The Worm Quartet 

The Worm Quartet digs into absurdist ditties

Shoebox seems like a regular dude, as far as dudes named Shoebox go. Shoebox is an imposing, 300-pound, über-mulleted individual, but he's nice as hell. No alarm bells go off when you talk to him. Nothing stands out as a threat or as any kind of mental defect... until you hear his music, something he calls "comedy synth-punk."

Shoebox lives and performs here in Rochester, and travels around the country as the one-man band known as The Worm Quartet. Musically, The Worm Quartet is lo-fi industrial synth-based insanity. Lyrically, it's somewhat juvenile, completely retarded and funny as hell.

It's also genius in its irony.

But it wasn't always music.

The Worm Quartet originated from Shoebox's high school doodles. "I started drawing pictures of worms doing stupid crap, primarily out of boredom," he says. "And they were a band so at some point I decided for some damn reason that they should make music."

The Worm Quartet began recording in Shoebox's bedroom, releasing assorted tapes and sharing them with friends.

"It was always angled toward comedy," he says. Shoebox's delusions were those of music, not grandeur; that is until syndicated oddball DJ Dr. Demento dragged him into the national spotlight in 1999.

"People would say, 'You should send your stuff to Dr. Demento,'" he says. "I sent him 'I Bit William Shatner' and he liked it."

Dementites ate The Worm Quartet up, and still do.

"I've been in his Top 10 three times so far," he says. In 2002 he had the second-most requested song of the year with "Frank's Not In the Band Anymore." The song "Great Idea For A Song" was the most requested song of 2004 and his 2005 collaboration with comedy rapper Sudden Death titled "Inner Voice" was also voted the most requested song of the year.

The demand for his dementia is strong, and keeps him constantly on the road. He covers as far west as Minnesota and as far south as North Carolina.

"Usually I drive," Shoebox says. "It's nice being in a one-man band 'cause I can tour in a Cavalier."

The Cavalier brings him to audiences of all sorts.

"My fans tend to be some punks, some indie-rock people, and some full-on sci-fi geeks," he says. The Worm Quartet plays lots of sci-fi conventions.

Shoebox usually takes the stage backed up by a lone CD player. Sometimes he'll don one of those Yamaha Keytars "just for the purpose that I'm a 300-pound man and I look ridiculous holding a freakin' itty bitty Yamaha."

But it's when he opens his mouth and the mad 'n' manic diatribes, rants, raves, and ruminations let fly that he really gets attention. Just try to imagine the lyrics that might accompany song titles like "Hair On The Soap," "Ice Cream Has No Bones," "Smell My Nipple, Win A Prize," "Call Me Jennifer And Steal My Stapler," "Calculator In My Bum," "Archie Got An STD," and "Eskimo Pie Is Not Pie And Contains Very Little Eskimo." That's right.

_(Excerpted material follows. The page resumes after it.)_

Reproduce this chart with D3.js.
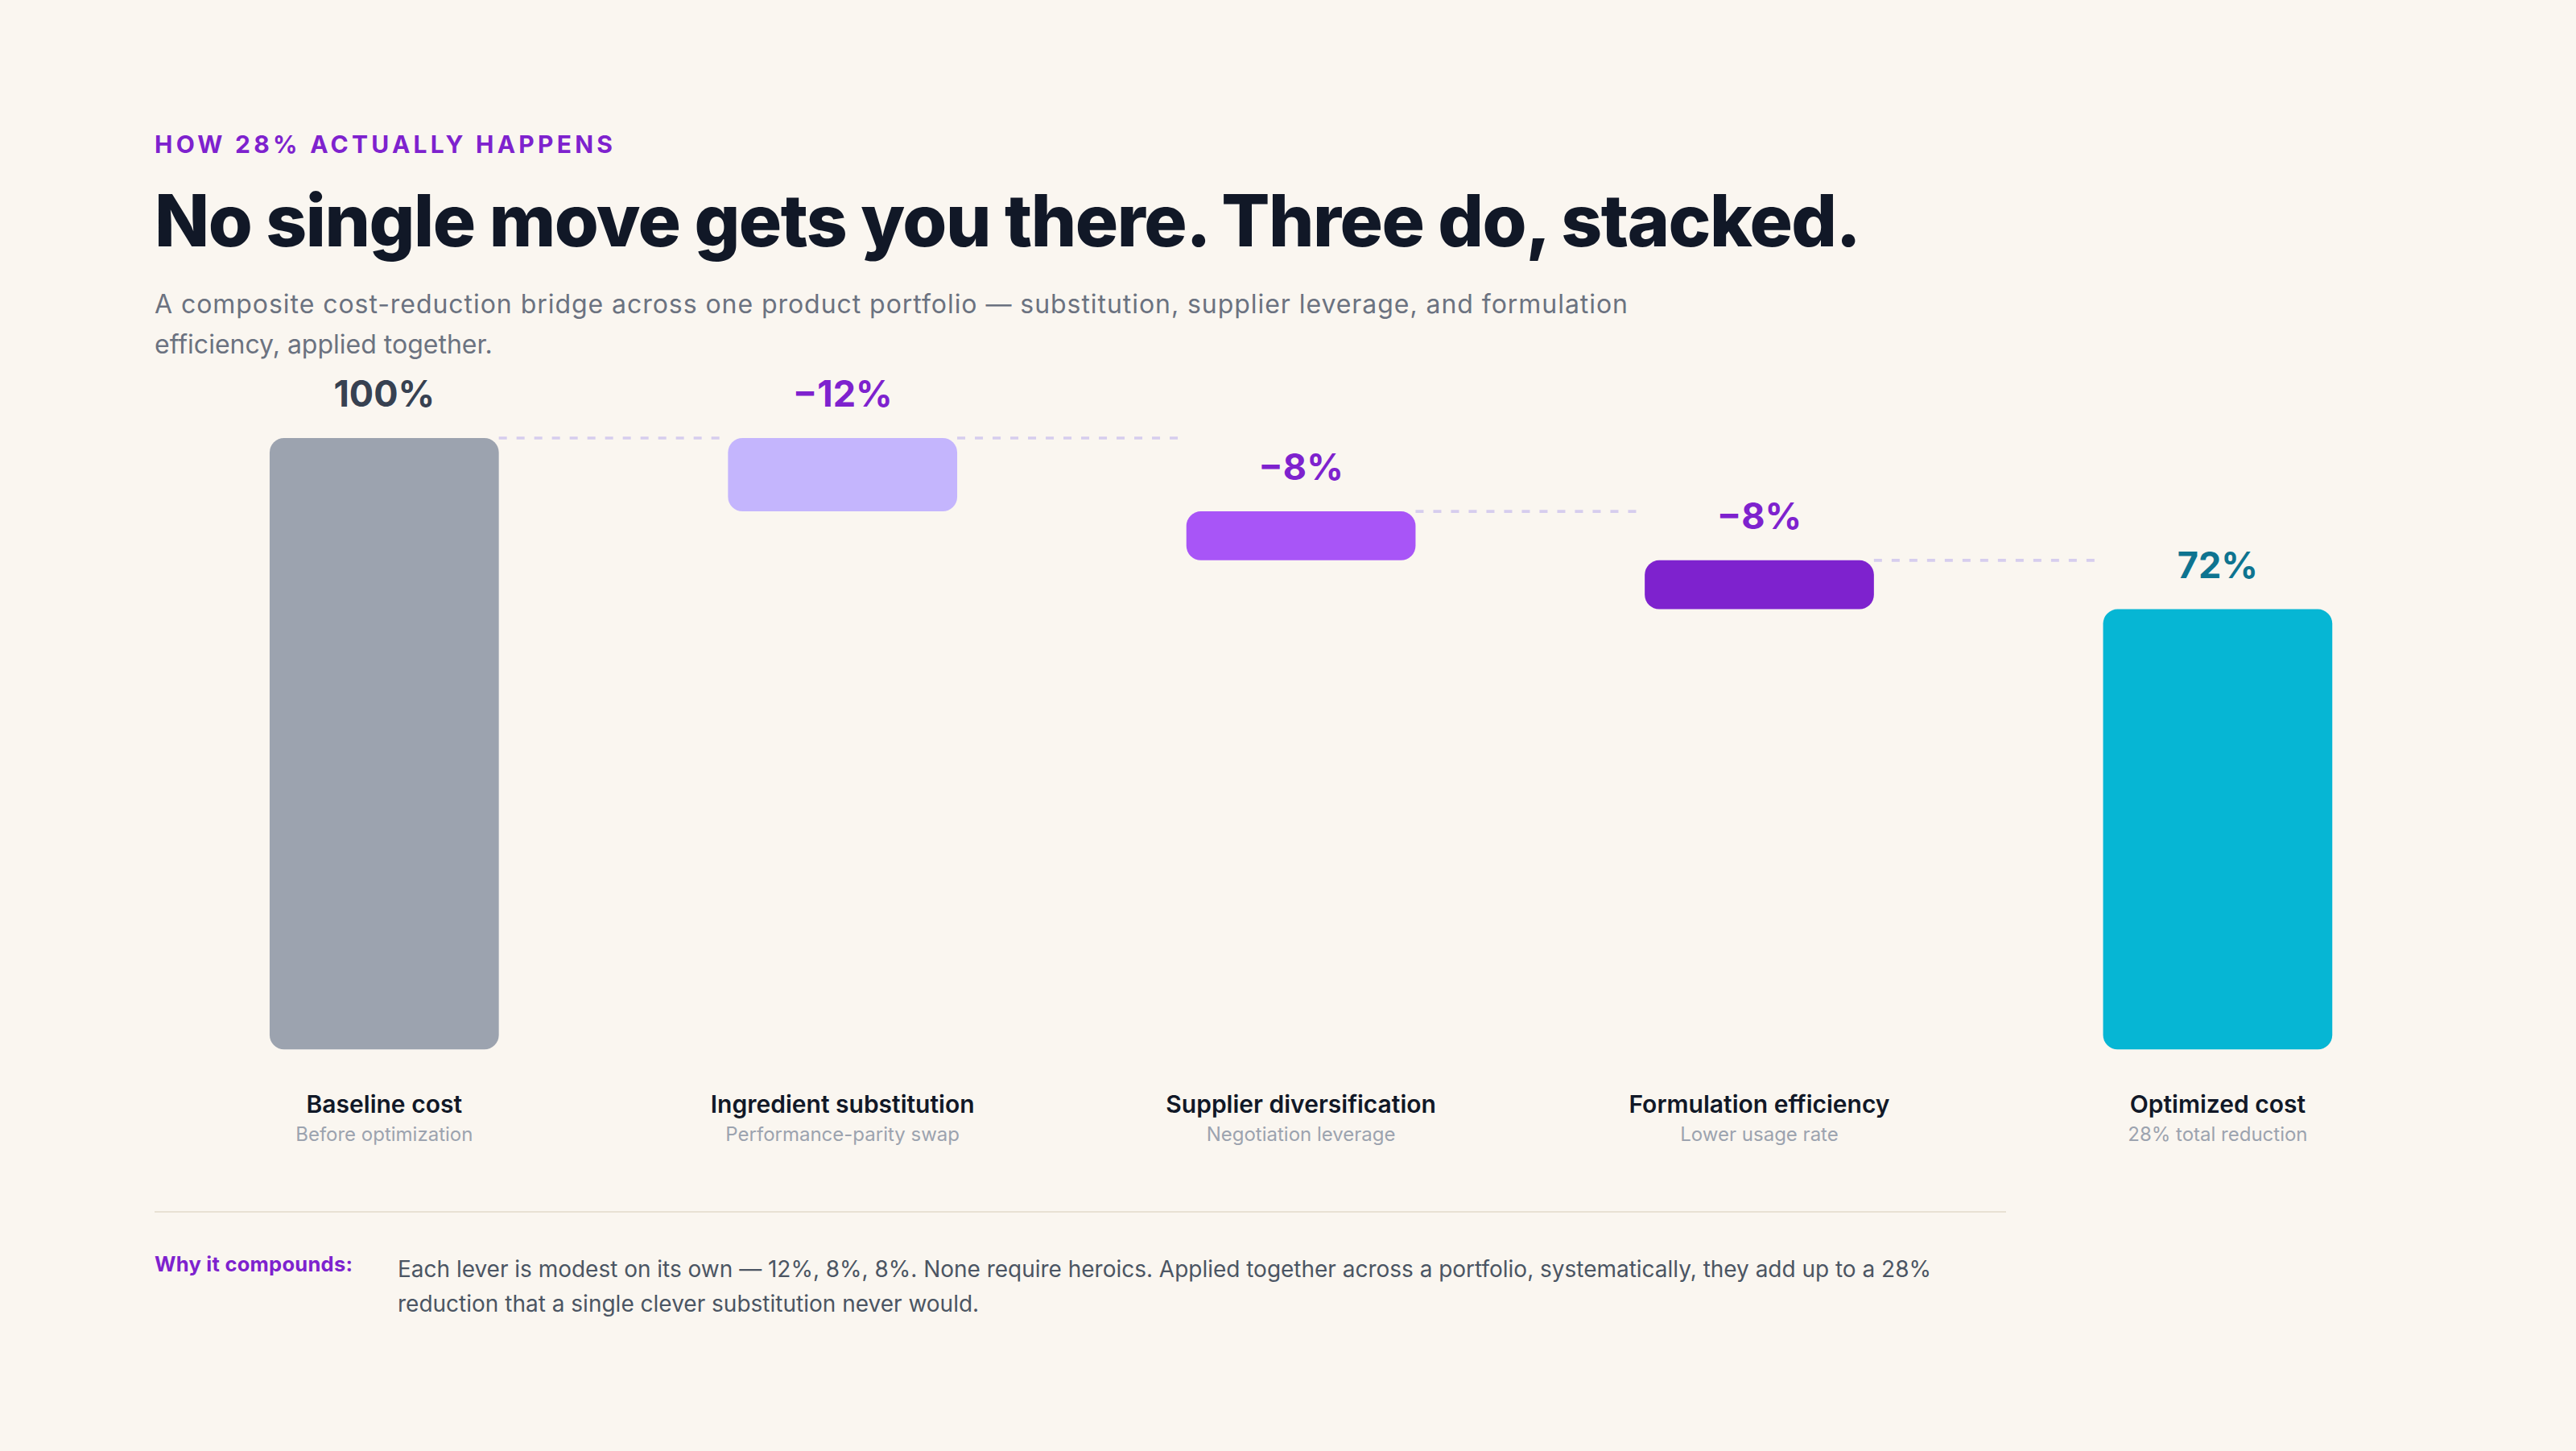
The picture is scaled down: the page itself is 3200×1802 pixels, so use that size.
<!DOCTYPE html>
<html>
<head>
<meta charset="utf-8">
<script src="https://cdn.jsdelivr.net/npm/d3@7"></script>
<style>
  html, body { margin: 0; padding: 0; background: #faf6f0; }
  svg { display: block; }
  text { font-family: Inter, "Noto Sans", "DejaVu Sans", sans-serif; }
</style>
</head>
<body>
<svg id="chart"></svg>
<script>
// ---------- data ----------
const categories = ["Baseline cost", "Ingredient substitution", "Supplier diversification", "Formulation efficiency", "Optimized cost"];
const subLabels = ["Before optimization", "Performance-parity swap", "Negotiation leverage", "Lower usage rate", "28% total reduction"];
const changes = [100, -12, -8, -8, 72];
const barKinds = ["total", "delta", "delta", "delta", "total"];
const valueLabels = ["100%", "\u221212%", "\u22128%", "\u22128%", "72%"];
const yDomain = [0, 100];

const eyebrowText = "HOW 28% ACTUALLY HAPPENS";
const titleText = "No single move gets you there. Three do, stacked.";
const subtitleLines = [
  "A composite cost-reduction bridge across one product portfolio \u2014 substitution, supplier leverage, and formulation",
  "efficiency, applied together."
];
const noteLabel = "Why it compounds:";
const noteLines = [
  "Each lever is modest on its own \u2014 12%, 8%, 8%. None require heroics. Applied together across a portfolio, systematically, they add up to a 28%",
  "reduction that a single clever substitution never would."
];

// ---------- styles ----------
const barColors = ["#9ca3af", "#c4b5fd", "#a855f7", "#7e22ce", "#06b6d4"];
const labelColors = ["#374151", "#7e22ce", "#7e22ce", "#7e22ce", "#0e7490"];

const W = 3200, H = 1802;
const svg = d3.select("#chart").attr("width", W).attr("height", H).attr("viewBox", `0 0 ${W} ${H}`);
svg.append("rect").attr("width", W).attr("height", H).attr("fill", "#faf6f0");

function fit(sel, target) {
  sel.attr("letter-spacing", 0);
  const w = sel.node().getComputedTextLength();
  const n = sel.text().length;
  sel.attr("letter-spacing", ((target - w) / Math.max(1, n - 1)).toFixed(3));
}

function draw() {
  const left = 192;

  // header
  const eyebrow = svg.append("text").attr("x", left).attr("y", 190)
    .attr("font-size", 30).attr("font-weight", 700).attr("fill", "#7e22ce")
    .text(eyebrowText);
  fit(eyebrow, 569);

  const title = svg.append("text").attr("x", left).attr("y", 306)
    .attr("font-size", 89).attr("font-weight", 800).attr("fill", "#111827")
    .text(titleText);
  fit(title, 2120);

  subtitleLines.forEach((t, i) => {
    const s = svg.append("text").attr("x", left).attr("y", 389 + i * 50)
      .attr("font-size", 32).attr("font-weight", 400).attr("fill", "#6b7280")
      .text(t);
    if (i === 0) fit(s, 1830);
  });

  // waterfall geometry
  let run = 0;
  const rows = categories.map((c, i) => {
    let start, end;
    if (barKinds[i] === "total") { start = 0; end = changes[i]; run = end; }
    else { start = run; end = run + changes[i]; run = end; }
    return { cat: c, sub: subLabels[i], start, end, label: valueLabels[i], i };
  });

  const x = d3.scaleBand().domain(categories).range([192.6, 3039.6]).paddingInner(0.5).paddingOuter(0.25);
  const y = d3.scaleLinear().domain(yDomain).range([1303.3, 544]);
  const bw = x.bandwidth();
  const top = d => Math.max(d.start, d.end);

  const g = svg.append("g");

  // connectors: run at the top level of each bar toward the next bar
  g.selectAll("line.conn").data(rows.slice(0, -1)).join("line")
    .attr("class", "conn")
    .attr("x1", d => x(d.cat) + bw)
    .attr("x2", d => x(categories[d.i + 1]) - 10)
    .attr("y1", d => y(top(d)))
    .attr("y2", d => y(top(d)))
    .attr("stroke", "#d6cdee")
    .attr("stroke-width", 3.6)
    .attr("stroke-dasharray", "10 12");

  // bars
  g.selectAll("rect.bar").data(rows).join("rect")
    .attr("class", "bar")
    .attr("x", d => x(d.cat))
    .attr("width", bw)
    .attr("y", d => y(top(d)))
    .attr("height", d => Math.abs(y(d.start) - y(d.end)))
    .attr("rx", 18).attr("ry", 18)
    .attr("fill", (d, i) => barColors[i]);

  // value labels
  g.selectAll("text.val").data(rows).join("text")
    .attr("class", "val")
    .attr("x", d => x(d.cat) + bw / 2)
    .attr("y", d => y(top(d)) - 39)
    .attr("text-anchor", "middle")
    .attr("font-size", 45).attr("font-weight", 700)
    .attr("fill", (d, i) => labelColors[i])
    .text(d => d.label);

  // category labels
  g.selectAll("text.cat").data(rows).join("text")
    .attr("class", "cat")
    .attr("x", d => x(d.cat) + bw / 2)
    .attr("y", 1381.5)
    .attr("text-anchor", "middle")
    .attr("font-size", 30).attr("font-weight", 600)
    .attr("fill", "#111827")
    .text(d => d.cat);

  g.selectAll("text.sub").data(rows).join("text")
    .attr("class", "sub")
    .attr("x", d => x(d.cat) + bw / 2)
    .attr("y", 1417)
    .attr("text-anchor", "middle")
    .attr("font-size", 24).attr("font-weight", 400)
    .attr("fill", "#9ca3af")
    .text(d => d.sub);

  // divider
  svg.append("line").attr("x1", 192).attr("x2", 2492).attr("y1", 1505).attr("y2", 1505)
    .attr("stroke", "#e8e1d4").attr("stroke-width", 2);

  // note
  const nl = svg.append("text").attr("x", left).attr("y", 1579)
    .attr("font-size", 25.5).attr("font-weight", 700).attr("fill", "#7e22ce")
    .text(noteLabel);
  fit(nl, 246);

  noteLines.forEach((t, i) => {
    const s = svg.append("text").attr("x", 494).attr("y", 1586 + i * 43)
      .attr("font-size", 28).attr("font-weight", 400).attr("fill", "#4b5563")
      .text(t);
    if (i === 0) fit(s, 1905);
  });
}

if (document.fonts && document.fonts.ready) document.fonts.ready.then(draw); else draw();
</script>
</body>
</html>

"I like to open with something that's immediately going to turn heads," he says. "And make people think, 'What the crap is this guy doing?'"

Some just don't get it, but Shoebox doesn't blame the music.

"There are timbre-Nazis out there that can't deal with anything that doesn't have guitars or whatever," he says. But Shoebox's wife digs it, along with his 20-month-old son. Shoebox's folks...well..."They are aware that it exists."

The Worm Quartet could simply be filed under "wacko," but there's something more to it. Perhaps it's Shoebox's self-deprecation, or the irony he sees in his success. Maybe it's the fact that people are genuinely entertained by this music and its off-kilter humor. Frankly, we need a few more artists that don't take themselves so seriously.

Who knows what its legacy might be long after The Worm Quartet is worm food. Shoebox, aware of his coif's cult status waxes absurd: "People will dig up the CD, look at it and say, 'Oh my God! He had a mullet?"